On May 12, 2008, at 14:28, the Great Sichuan Earthquake shook southwestern China leaving 68,000 people dead. Ten days later, as dreary dust settled everywhere, Du Haibin aimed his camera at some villagers. He did it again 210 days later, and the result is a stunning visual journey through the aftermath of tragedy.

Trailing locals, the filmmaker perfectly captures their emotional relief at having survived as well as their vulnerability when they begin to rebuild. The magnitude of the disaster is revealed in his many shots of dilapidated buildings and grieving family members.

While dazed villagers clear debris, one disheveled man wearing an overcoat without pants or shoes walks past the camera staring vacantly. He returns to haunt us repeatedly until somewhere in the middle of the documentary, we meet his father and finally understand his condition.

Other families are less fortunate. The parents of a missing student and their young son weep uncontrollably as they sift through the dorm room where he lived. The missing boy’s belongings appear eerily intact, even as every child in the school has been declared dead. Another parent chatters with a friend as they launder clothes on the pavement until, describing the deaths of her son, his wife and their child, she breaks down.

At first, villagers are quick to praise communist party leaders for distributing food and setting up temporary shelters. And, they happily engage in pep talks about their good fortune at living in such a responsive country. But the reality of having to fix what has been broken overcomes those who must resort to selling scrap metal and slaughtering pigs for money.

When Haibin returns 210 days later, the strain is visible. Patience is as thin as the winter wind is thick, descending on the villagers, while a lone woman complains about the lack of electric blankets. Yet when a prominent communist party leader speeds by in a sleek black car, the crowd breaks out into cheers — touched by an important official’s apparent concern over their unpleasant peasants’ lives.

“1428” has no opening date yet for Seattle.

“Last Train Home”

The real shocker in Lixin Fan’s documentary (“Last Train Home”) is not his depiction of China’s sudden economic expansion stretching its average citizenry beyond endurance. Rather, it’s a smaller moment that occurs as he follows a typical rural-turned-urban family.

In a pivotal scene, two factory worker parents return to their village to visit their children on their yearly sojourn. When the teenage daughter dares to swear at her father, he knocks her to the ground. Ferociously fighting back, the girl suddenly turns towards the camera.

“You want to film me?” she screams. “This is the real me!”

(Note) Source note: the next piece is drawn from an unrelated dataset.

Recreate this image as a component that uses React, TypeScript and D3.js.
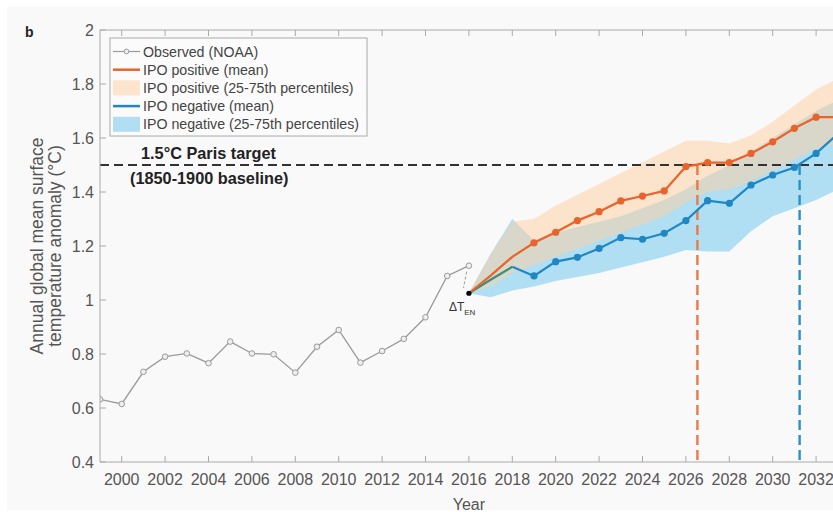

Besides demonstrating that hating one’s parents may be universal among teenagers, the rebellious adolescent also displays strong Western influences as witnessed by her new lifestyle. Her mutiny is especially distressing because her parents left for the city specifically to provide a better life for her and her brother.

As China’s farmers migrate to congested metropolises to work, they make painful sacrifices. For the Zhangs, the family that Fan follows, it’s the only affordable means to send the children to school so they don’t end up working in factories like their parents. For 16 years, joined by 130 million fellow laborers, the Zhangs have journeyed across the country annually to celebrate Lunar New Year with their children. The distance, both emotionally and physically, leaves all parties ill prepared for reconnection.

“When we are home, we don’t know what to say to the kids,” Mrs. Zhang confesses.

Alas, the feeling is mutual for their estranged children.

A congregation of colorful umbrellas held by thousands patiently waiting in the rain to board a train home is a lasting image. And, the breathtaking trek through misty mountains contrasts with dirty factories where babies nap atop piles of fabric.

But the irony is that while the Zhangs suffer in their cramped dorm by night and ceaselessly sew blue jeans by day, their children pick crops with their grandmother in the beautiful countryside—the idyllic landscape the Zhangs left to make a better life.

“Last Train Home” opens Oct. 22 at The Egyptian.